_Source data_:
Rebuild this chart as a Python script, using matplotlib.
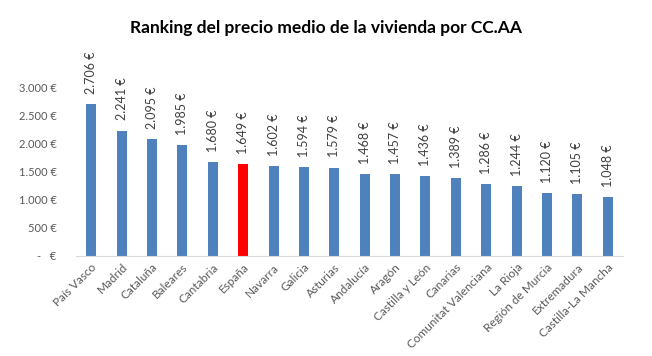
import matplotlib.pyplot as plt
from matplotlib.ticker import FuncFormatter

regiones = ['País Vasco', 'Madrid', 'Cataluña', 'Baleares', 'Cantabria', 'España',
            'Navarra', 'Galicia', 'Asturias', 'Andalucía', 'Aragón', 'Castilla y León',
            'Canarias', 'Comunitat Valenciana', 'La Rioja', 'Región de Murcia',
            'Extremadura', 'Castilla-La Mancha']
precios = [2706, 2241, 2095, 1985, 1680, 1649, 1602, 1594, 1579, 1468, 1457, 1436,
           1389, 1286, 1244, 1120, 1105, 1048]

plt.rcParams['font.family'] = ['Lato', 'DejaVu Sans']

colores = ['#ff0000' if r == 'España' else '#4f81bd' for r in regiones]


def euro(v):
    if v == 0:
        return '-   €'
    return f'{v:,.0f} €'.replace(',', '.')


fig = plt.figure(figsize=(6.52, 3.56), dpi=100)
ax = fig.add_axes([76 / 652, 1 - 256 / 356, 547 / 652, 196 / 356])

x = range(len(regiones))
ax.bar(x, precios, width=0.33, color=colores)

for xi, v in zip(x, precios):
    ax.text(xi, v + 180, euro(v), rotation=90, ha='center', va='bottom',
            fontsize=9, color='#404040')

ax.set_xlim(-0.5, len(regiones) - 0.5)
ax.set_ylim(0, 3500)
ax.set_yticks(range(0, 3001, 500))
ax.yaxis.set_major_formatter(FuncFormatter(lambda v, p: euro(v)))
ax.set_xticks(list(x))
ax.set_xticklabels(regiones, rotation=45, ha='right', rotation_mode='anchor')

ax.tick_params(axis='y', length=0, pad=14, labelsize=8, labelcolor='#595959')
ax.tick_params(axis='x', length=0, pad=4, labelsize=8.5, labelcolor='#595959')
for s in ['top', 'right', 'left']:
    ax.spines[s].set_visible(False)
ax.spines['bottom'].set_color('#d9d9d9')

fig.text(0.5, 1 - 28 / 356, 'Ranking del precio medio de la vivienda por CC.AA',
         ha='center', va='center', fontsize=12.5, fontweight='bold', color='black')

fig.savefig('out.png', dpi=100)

_Exercise task_: Copy all the data exactly as written, but skip any picture.

_Answer below_:
Rebuild this chart as a Python script, using matplotlib.
import matplotlib.pyplot as plt
from matplotlib.ticker import FuncFormatter

regiones = ['País Vasco', 'Madrid', 'Cataluña', 'Baleares', 'Cantabria', 'España',
            'Navarra', 'Galicia', 'Asturias', 'Andalucía', 'Aragón', 'Castilla y León',
            'Canarias', 'Comunitat Valenciana', 'La Rioja', 'Región de Murcia',
            'Extremadura', 'Castilla-La Mancha']
precios = [2706, 2241, 2095, 1985, 1680, 1649, 1602, 1594, 1579, 1468, 1457, 1436,
           1389, 1286, 1244, 1120, 1105, 1048]

plt.rcParams['font.family'] = ['Lato', 'DejaVu Sans']

colores = ['#ff0000' if r == 'España' else '#4f81bd' for r in regiones]


def euro(v):
    if v == 0:
        return '-   €'
    return f'{v:,.0f} €'.replace(',', '.')


fig = plt.figure(figsize=(6.52, 3.56), dpi=100)
ax = fig.add_axes([76 / 652, 1 - 256 / 356, 547 / 652, 196 / 356])

x = range(len(regiones))
ax.bar(x, precios, width=0.33, color=colores)

for xi, v in zip(x, precios):
    ax.text(xi, v + 180, euro(v), rotation=90, ha='center', va='bottom',
            fontsize=9, color='#404040')

ax.set_xlim(-0.5, len(regiones) - 0.5)
ax.set_ylim(0, 3500)
ax.set_yticks(range(0, 3001, 500))
ax.yaxis.set_major_formatter(FuncFormatter(lambda v, p: euro(v)))
ax.set_xticks(list(x))
ax.set_xticklabels(regiones, rotation=45, ha='right', rotation_mode='anchor')

ax.tick_params(axis='y', length=0, pad=14, labelsize=8, labelcolor='#595959')
ax.tick_params(axis='x', length=0, pad=4, labelsize=8.5, labelcolor='#595959')
for s in ['top', 'right', 'left']:
    ax.spines[s].set_visible(False)
ax.spines['bottom'].set_color('#d9d9d9')

fig.text(0.5, 1 - 28 / 356, 'Ranking del precio medio de la vivienda por CC.AA',
         ha='center', va='center', fontsize=12.5, fontweight='bold', color='black')

fig.savefig('out.png', dpi=100)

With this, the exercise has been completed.